Combining ClearML with Pachyderm
ClearML allows you to train jobs anywhere, and through a configuration, log the training information to a ClearML server. This is really useful if you are running jobs in multiple environments, yet you still want to be able to compare the experiments. In our case, we securely configure a Pachyderm pipeline to log our model training to ClearML.
Pachyderm pipelines use Docker containers to execute stages of our transformations on Kubernetes. When we enable our pipeline to communicate with an external service, we create access keys via a Pachyderm secret (similar to a Kubernetes secret) with our ClearML access credentials to get them connected securely
Why would we want to do this? One of the most powerful features of Pachyderm are data-driven pipelines. Most pipelines in ML today mirror the old paradigm that comes down to us from the traditional software development world. The logic is hand coded and secondary. You write all the code to a login application manually and only touch data to grab a password or username. But in the machine learning world data is central. The model learns its own rules and logic from the data itself, which means we need to invert the entire paradigm. That’s what data driven pipelines give us. You don’t want to write a while loop to constantly check if your data changes. You want the data to signal that for you. If our data changes, we don’t need to manually remember to rerun our experiment. Pachyderm will automatically do that for us. This enables teams to develop dynamic datasets, that continue to update, while also allowing them to compare and contrast their experiments and track the history of their models.
Run It Yourself
A full example and walkthrough of this “integration” can be found in this GitHub repo.
The setup for this example requires a running Pachyderm cluster (I’m using Pachyderm Hub) and a ClearML server (I’m using the ClearML Hosted version). You can start a free version of each for this example.
Once we have a ClearML running, we need to create our ClearML credentials in the UI. We’ll copy these credentials into a
secrets.json file that will be used to create our Pachyderm secret. This will keep our credentials secure by mapping them into the container when the pipeline starts, rather than building the configuration into the container.

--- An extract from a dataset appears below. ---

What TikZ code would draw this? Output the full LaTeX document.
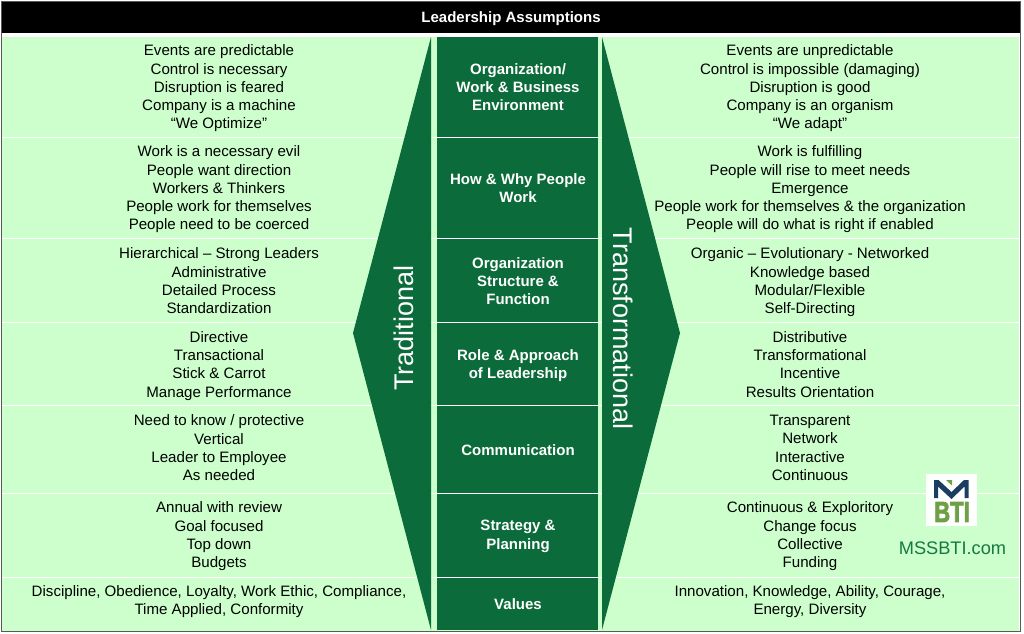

Next, we’ll create the Pachyderm secret by running:
pachctl create secret -f secrets.json
Finally, we can create a repository and deploy our pipeline, which will log its results to our ClearML server
Experimentation speed and reliable reproducibility are essential to any agile machine learning team. Individually, many machine learning tools have improved the speed of development, but a dependable stack of complementary tools that work together seamlessly are what will make large scale data science teams more scalable and successful in the coming years. Today and tomorrow’s data science teams need reproducibility and speed in a single platform.
Combining Pachyderm with ClearML delivers the core mechanisms you need to drive rock solid stability into your development process, while maintaining the quick agility you need for lots of experimentation and that moves us one step closer to “moving fast and thinking even faster.”